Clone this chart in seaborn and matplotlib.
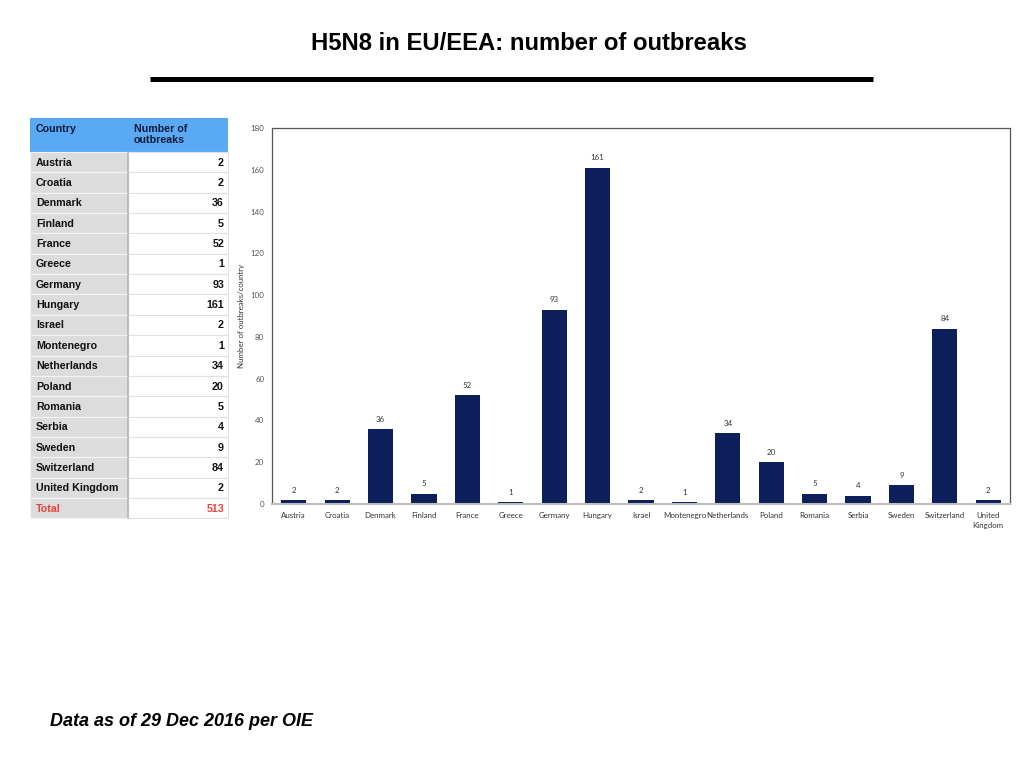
import matplotlib
matplotlib.use("Agg")
import matplotlib.pyplot as plt
import seaborn as sns
import pandas as pd
from matplotlib.patches import Rectangle

countries = ["Austria", "Croatia", "Denmark", "Finland", "France", "Greece", "Germany",
             "Hungary", "Israel", "Montenegro", "Netherlands", "Poland", "Romania",
             "Serbia", "Sweden", "Switzerland", "United Kingdom"]
outbreaks = [2, 2, 36, 5, 52, 1, 93, 161, 2, 1, 34, 20, 5, 4, 9, 84, 2]
tick_labels = ["Austria", "Croatia", "Denmark", "Finland", "France", "Greece", "Germany",
               "Hungary", "Israel", "Montenegro", "Netherlands", "Poland", "Romania",
               "Serbia", "Sweden", "Switzerland", "United\nKingdom"]
total_label = "Total"
total_value = 513
y_ticks = [0, 20, 40, 60, 80, 100, 120, 140, 160, 180]

sns.set_theme(style="white")
plt.rcParams['font.family'] = ['Liberation Sans', 'DejaVu Sans']

W, H = 1024, 768
fig = plt.figure(figsize=(W / 100, H / 100), dpi=100)

# Background overlay axes in pixel coordinates
bg = fig.add_axes([0, 0, 1, 1])
bg.set_xlim(0, W)
bg.set_ylim(H, 0)
bg.axis("off")

bg.text(529, 44, "H5N8 in EU/EEA: number of outbreaks", ha="center", va="center",
        fontsize=17.2, fontweight="bold", color="black")
bg.plot([150, 873], [78.5, 78.5], color="black", lw=3.6, solid_capstyle="butt")
bg.text(50, 721, "Data as of 29 Dec 2016 per OIE", ha="left", va="center",
        fontsize=13, fontweight="bold", fontstyle="italic", color="black")

# Table
x0, xm, x1 = 30, 128, 228
hy0, hy1 = 118, 152
rh = 20.35
bg.add_patch(Rectangle((x0, hy0), x1 - x0, hy1 - hy0, facecolor="#5aa9f5", edgecolor="none"))
bg.text(36, 123.5, "Country", ha="left", va="top", fontsize=7.7, fontweight="bold", color="#0a1a3a")
bg.text(134, 123.5, "Number of\noutbreaks", ha="left", va="top", fontsize=7.7, fontweight="bold",
        color="#0a1a3a", linespacing=1.15)
rows = list(zip(countries, outbreaks)) + [(total_label, total_value)]
for i, (c, v) in enumerate(rows):
    ry = hy1 + i * rh
    bg.add_patch(Rectangle((x0, ry), xm - x0, rh, facecolor="#dcdcdc", edgecolor="#f4f4f4", lw=0.8))
    bg.add_patch(Rectangle((xm, ry), x1 - xm, rh, facecolor="white", edgecolor="#e2e2e2", lw=0.8))
    col = "#e8453c" if c == total_label else "#111111"
    bg.text(36, ry + rh / 2 + 0.5, c, ha="left", va="center", fontsize=7.7, fontweight="bold", color=col)
    bg.text(224, ry + rh / 2 + 0.5, str(v), ha="right", va="center", fontsize=7.7, fontweight="bold", color=col)
bg.plot([xm, xm], [hy1, hy1 + len(rows) * rh], color="#b5b5b5", lw=1.2)

# Bar chart
ax = fig.add_axes([272 / W, 1 - 504 / H, (1010 - 272) / W, (504 - 128) / H])
df = pd.DataFrame({"country": countries, "outbreaks": outbreaks})
sns.barplot(data=df, x="country", y="outbreaks", color="#0c1f5a", saturation=1,
            width=0.58, ax=ax, edgecolor="none")
ax.set_ylim(0, 180)
ax.set_yticks(y_ticks)
ax.set_xlim(-0.5, len(countries) - 0.5)
ax.set_xticks(range(len(countries)))
lab_font = ['Lato', 'DejaVu Sans']
ax.set_xticklabels(tick_labels, fontsize=5.7, color="#333333", family=lab_font, linespacing=1.6)
ax.set_yticklabels([str(t) for t in y_ticks], fontsize=5.7, color="#555555", family=lab_font)
ax.tick_params(axis="y", length=0, pad=5.5)
ax.tick_params(axis="x", length=0, pad=5.5)
ax.set_xlabel("")
ax.set_ylabel("Number of outbreaks/country", fontsize=5.7, color="#333333", family=lab_font, labelpad=4)
for s in ["left", "top", "right"]:
    ax.spines[s].set_color("#555555")
    ax.spines[s].set_linewidth(0.9)
ax.spines["bottom"].set_color("#bdbdbd")
ax.spines["bottom"].set_linewidth(1.5)
for cont in ax.containers:
    ax.bar_label(cont, labels=[str(v) for v in outbreaks], padding=4.5, fontsize=5.7,
                 color="#333333", family=lab_font)

fig.savefig("out.png", dpi=100)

* WHAT IS NEEDED *
Report how many lines of the data hold the string "chart"; give only the number.

* SOLUTION BELOW *
2